## Stored records:
════════

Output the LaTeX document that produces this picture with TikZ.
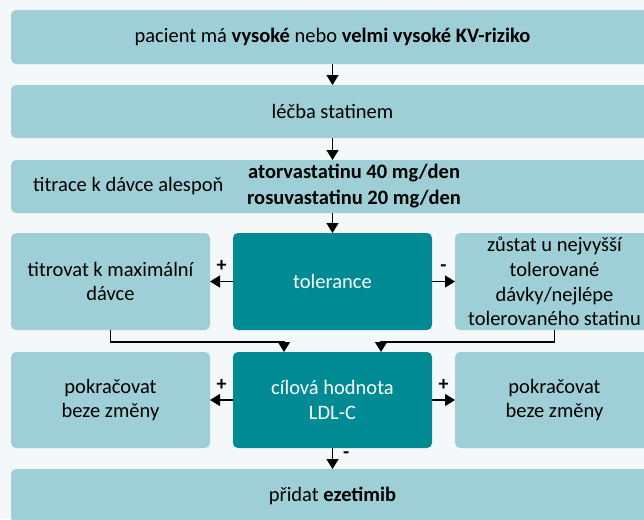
\documentclass[tikz,border=0pt]{standalone}
\usepackage{fontspec}
\setmainfont{Carlito}
\usetikzlibrary{arrows.meta,calc}
\definecolor{lightbox}{HTML}{9FCFD6}
\definecolor{darkbox}{HTML}{008B94}
\definecolor{bgcol}{HTML}{F5F8F8}
\begin{document}
\begin{tikzpicture}[x=1pt,y=-1pt,
  font=\fontsize{20.5}{24.7}\selectfont,
  box/.style={fill=lightbox, draw=none, rounded corners=5pt, inner sep=0pt, outer sep=0pt, align=center},
  dbox/.style={box, fill=darkbox, text=white},
  rowbox/.style={minimum width=199pt},
  widebox/.style={minimum width=643pt},
  txt/.style={inner sep=0pt, align=center},
  arr/.style={line width=1.3pt, -{Triangle[width=12pt,length=10pt]}},
  lbl/.style={inner sep=0pt, font=\fontsize{20}{22}\selectfont\bfseries}]
\fill[bgcol] (0,0) rectangle (644,519);
\useasboundingbox (0,0) rectangle (644,519);
\clip (0,0) rectangle (644,519);

\node[box, widebox, minimum height=54pt] (b1) at (332.5,37) {pacient má \textbf{vysoké} nebo \textbf{velmi vysoké KV-riziko}};
\node[box, widebox, minimum height=53pt] (b2) at (332.5,111.5) {léčba statinem};
\node[box, widebox, minimum height=53pt] (b3) at (332.5,186.5) {};
\node[txt, anchor=west] (t3a) at (33,186.5) {titrace k dávce alespoň};
\node[txt, anchor=west, font=\fontsize{20.5}{26}\selectfont\bfseries] (t3b) at (247,186.5) {atorvastatinu 40 mg/den\\rosuvastatinu 20 mg/den};

\node[box, rowbox, minimum height=97pt] (l1) at (110.5,281.5) {titrovat k maximální\\dávce};
\node[dbox, rowbox, minimum height=97pt] (m1) at (332.5,281.5) {tolerance};
\node[box, rowbox, minimum height=97pt] (r1) at (554.5,281.5) {zůstat u nejvyšší\\tolerované\\dávky/nejlépe\\tolerovaného statinu};

\node[box, rowbox, minimum height=96pt] (l2) at (110.5,400) {pokračovat\\beze změny};
\node[dbox, rowbox, minimum height=96pt] (m2) at (332.5,400) {cílová hodnota\\LDL-C};
\node[box, rowbox, minimum height=96pt] (r2) at (554.5,400) {pokračovat\\beze změny};

\node[box, widebox, minimum height=54pt] (b4) at (332.5,496) {přidat \textbf{ezetimib}};

\draw[arr] (b1) -- (b2);
\draw[arr] (b2) -- (b3);
\draw[arr] (b3) -- (m1);
\draw[arr] (m1) -- node[lbl, above=9pt] {+} (l1);
\draw[arr] (m1) -- node[lbl, above=9pt] {-} (r1);
\draw[arr] (l1.south) -- ++(0,12) -| ([xshift=-48.5pt]m2.north);
\draw[arr] (r1.south) -- ++(0,12) -| ([xshift=48.5pt]m2.north);
\draw[arr] (m2) -- node[lbl, above=9pt] {+} (l2);
\draw[arr] (m2) -- node[lbl, above=9pt] {+} (r2);
\draw[arr] (m2) -- node[lbl, right=10pt, pos=0.35] {-} (b4);
\end{tikzpicture}
\end{document}
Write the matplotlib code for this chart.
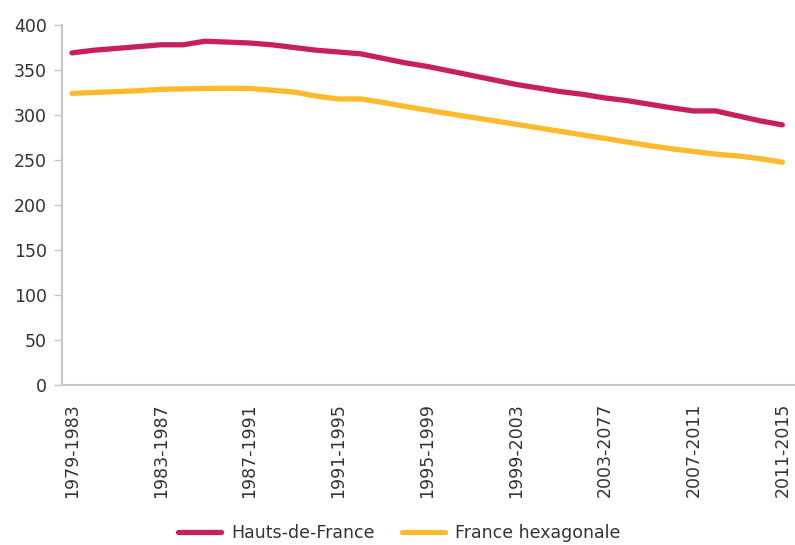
import matplotlib
matplotlib.use("Agg")
import matplotlib.pyplot as plt
import numpy as np

periods = [f"{y}-{y+4}" for y in range(1979, 2012)]
tick_labels = ["1979-1983", "1983-1987", "1987-1991", "1991-1995", "1995-1999",
               "1999-2003", "2003-2077", "2007-2011", "2011-2015"]

hauts_de_france = [369, 372, 374, 376, 378, 378, 382, 381, 380, 378, 375,
                   372, 370, 368, 363, 358, 354, 349, 344, 339, 334, 330,
                   326, 323, 319, 316, 312, 308, 304.5, 304.5, 299, 293.5, 289]
france_hexagonale = [324, 325, 326, 327, 328.5, 329, 329.5, 329.7, 329.5, 327.5, 325.5,
                     321, 317.8, 317.8, 314, 309.5, 305.5, 301.4, 297.5, 293.6, 289.7, 285.8,
                     281.8, 277.9, 274, 270, 266, 262.5, 259.5, 256.5, 254.5, 251.5, 247.5]

plt.rcParams['font.family'] = ['DejaVu Sans']

fig = plt.figure(figsize=(7.95, 5.45), dpi=100)
ax = fig.add_axes([62/795, 1-385/545, (795-62)/795, (385-25)/545])

x = np.arange(len(periods))
ax.plot(x, hauts_de_france, color="#C8205F", lw=3.8, solid_capstyle="round",
        solid_joinstyle="round", label="Hauts-de-France")
ax.plot(x, france_hexagonale, color="#FDBA2C", lw=3.8, solid_capstyle="round",
        solid_joinstyle="round", label="France hexagonale")

ax.set_xlim(-0.45, 32.57)
ax.set_ylim(0, 400)
ax.set_yticks(range(0, 401, 50))
tick_pos = [periods.index(t) if t in periods else 24 for t in tick_labels]
ax.set_xticks(tick_pos)
ax.set_xticklabels(tick_labels, rotation=90, va="top", ha="center")

for s in ["top", "right"]:
    ax.spines[s].set_visible(False)
for s in ["left", "bottom"]:
    ax.spines[s].set_color("#c8c8c8")
    ax.spines[s].set_linewidth(1.5)

ax.tick_params(axis="y", length=6, width=1, color="#c8c8c8", pad=5,
               labelsize=12.5, labelcolor="#333333")
ax.tick_params(axis="x", length=0, pad=13, labelsize=12.5, labelcolor="#333333")

leg = fig.legend(loc="lower center", bbox_to_anchor=(0.502, -0.024), ncol=2,
                 frameon=False, fontsize=12.5, handlelength=2.5, columnspacing=1.6,
                 handletextpad=0.55, labelcolor="#333333")

fig.savefig("out.png", dpi=100)
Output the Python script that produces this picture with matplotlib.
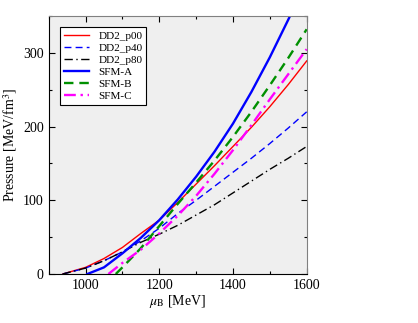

════════

## The exercise:
Transcribe the whole listing, character for character, but not its images.

## Result of the task:
Output the LaTeX document that produces this picture with TikZ.
\documentclass[tikz,border=0pt]{standalone}
\usepackage{fontspec}
\setmainfont{Carlito}
\usetikzlibrary{arrows.meta,calc}
\definecolor{lightbox}{HTML}{9FCFD6}
\definecolor{darkbox}{HTML}{008B94}
\definecolor{bgcol}{HTML}{F5F8F8}
\begin{document}
\begin{tikzpicture}[x=1pt,y=-1pt,
  font=\fontsize{20.5}{24.7}\selectfont,
  box/.style={fill=lightbox, draw=none, rounded corners=5pt, inner sep=0pt, outer sep=0pt, align=center},
  dbox/.style={box, fill=darkbox, text=white},
  rowbox/.style={minimum width=199pt},
  widebox/.style={minimum width=643pt},
  txt/.style={inner sep=0pt, align=center},
  arr/.style={line width=1.3pt, -{Triangle[width=12pt,length=10pt]}},
  lbl/.style={inner sep=0pt, font=\fontsize{20}{22}\selectfont\bfseries}]
\fill[bgcol] (0,0) rectangle (644,519);
\useasboundingbox (0,0) rectangle (644,519);
\clip (0,0) rectangle (644,519);

\node[box, widebox, minimum height=54pt] (b1) at (332.5,37) {pacient má \textbf{vysoké} nebo \textbf{velmi vysoké KV-riziko}};
\node[box, widebox, minimum height=53pt] (b2) at (332.5,111.5) {léčba statinem};
\node[box, widebox, minimum height=53pt] (b3) at (332.5,186.5) {};
\node[txt, anchor=west] (t3a) at (33,186.5) {titrace k dávce alespoň};
\node[txt, anchor=west, font=\fontsize{20.5}{26}\selectfont\bfseries] (t3b) at (247,186.5) {atorvastatinu 40 mg/den\\rosuvastatinu 20 mg/den};

\node[box, rowbox, minimum height=97pt] (l1) at (110.5,281.5) {titrovat k maximální\\dávce};
\node[dbox, rowbox, minimum height=97pt] (m1) at (332.5,281.5) {tolerance};
\node[box, rowbox, minimum height=97pt] (r1) at (554.5,281.5) {zůstat u nejvyšší\\tolerované\\dávky/nejlépe\\tolerovaného statinu};

\node[box, rowbox, minimum height=96pt] (l2) at (110.5,400) {pokračovat\\beze změny};
\node[dbox, rowbox, minimum height=96pt] (m2) at (332.5,400) {cílová hodnota\\LDL-C};
\node[box, rowbox, minimum height=96pt] (r2) at (554.5,400) {pokračovat\\beze změny};

\node[box, widebox, minimum height=54pt] (b4) at (332.5,496) {přidat \textbf{ezetimib}};

\draw[arr] (b1) -- (b2);
\draw[arr] (b2) -- (b3);
\draw[arr] (b3) -- (m1);
\draw[arr] (m1) -- node[lbl, above=9pt] {+} (l1);
\draw[arr] (m1) -- node[lbl, above=9pt] {-} (r1);
\draw[arr] (l1.south) -- ++(0,12) -| ([xshift=-48.5pt]m2.north);
\draw[arr] (r1.south) -- ++(0,12) -| ([xshift=48.5pt]m2.north);
\draw[arr] (m2) -- node[lbl, above=9pt] {+} (l2);
\draw[arr] (m2) -- node[lbl, above=9pt] {+} (r2);
\draw[arr] (m2) -- node[lbl, right=10pt, pos=0.35] {-} (b4);
\end{tikzpicture}
\end{document}
Write the matplotlib code for this chart.
import matplotlib
matplotlib.use("Agg")
import matplotlib.pyplot as plt
import numpy as np

periods = [f"{y}-{y+4}" for y in range(1979, 2012)]
tick_labels = ["1979-1983", "1983-1987", "1987-1991", "1991-1995", "1995-1999",
               "1999-2003", "2003-2077", "2007-2011", "2011-2015"]

hauts_de_france = [369, 372, 374, 376, 378, 378, 382, 381, 380, 378, 375,
                   372, 370, 368, 363, 358, 354, 349, 344, 339, 334, 330,
                   326, 323, 319, 316, 312, 308, 304.5, 304.5, 299, 293.5, 289]
france_hexagonale = [324, 325, 326, 327, 328.5, 329, 329.5, 329.7, 329.5, 327.5, 325.5,
                     321, 317.8, 317.8, 314, 309.5, 305.5, 301.4, 297.5, 293.6, 289.7, 285.8,
                     281.8, 277.9, 274, 270, 266, 262.5, 259.5, 256.5, 254.5, 251.5, 247.5]

plt.rcParams['font.family'] = ['DejaVu Sans']

fig = plt.figure(figsize=(7.95, 5.45), dpi=100)
ax = fig.add_axes([62/795, 1-385/545, (795-62)/795, (385-25)/545])

x = np.arange(len(periods))
ax.plot(x, hauts_de_france, color="#C8205F", lw=3.8, solid_capstyle="round",
        solid_joinstyle="round", label="Hauts-de-France")
ax.plot(x, france_hexagonale, color="#FDBA2C", lw=3.8, solid_capstyle="round",
        solid_joinstyle="round", label="France hexagonale")

ax.set_xlim(-0.45, 32.57)
ax.set_ylim(0, 400)
ax.set_yticks(range(0, 401, 50))
tick_pos = [periods.index(t) if t in periods else 24 for t in tick_labels]
ax.set_xticks(tick_pos)
ax.set_xticklabels(tick_labels, rotation=90, va="top", ha="center")

for s in ["top", "right"]:
    ax.spines[s].set_visible(False)
for s in ["left", "bottom"]:
    ax.spines[s].set_color("#c8c8c8")
    ax.spines[s].set_linewidth(1.5)

ax.tick_params(axis="y", length=6, width=1, color="#c8c8c8", pad=5,
               labelsize=12.5, labelcolor="#333333")
ax.tick_params(axis="x", length=0, pad=13, labelsize=12.5, labelcolor="#333333")

leg = fig.legend(loc="lower center", bbox_to_anchor=(0.502, -0.024), ncol=2,
                 frameon=False, fontsize=12.5, handlelength=2.5, columnspacing=1.6,
                 handletextpad=0.55, labelcolor="#333333")

fig.savefig("out.png", dpi=100)
Output the Python script that produces this picture with matplotlib.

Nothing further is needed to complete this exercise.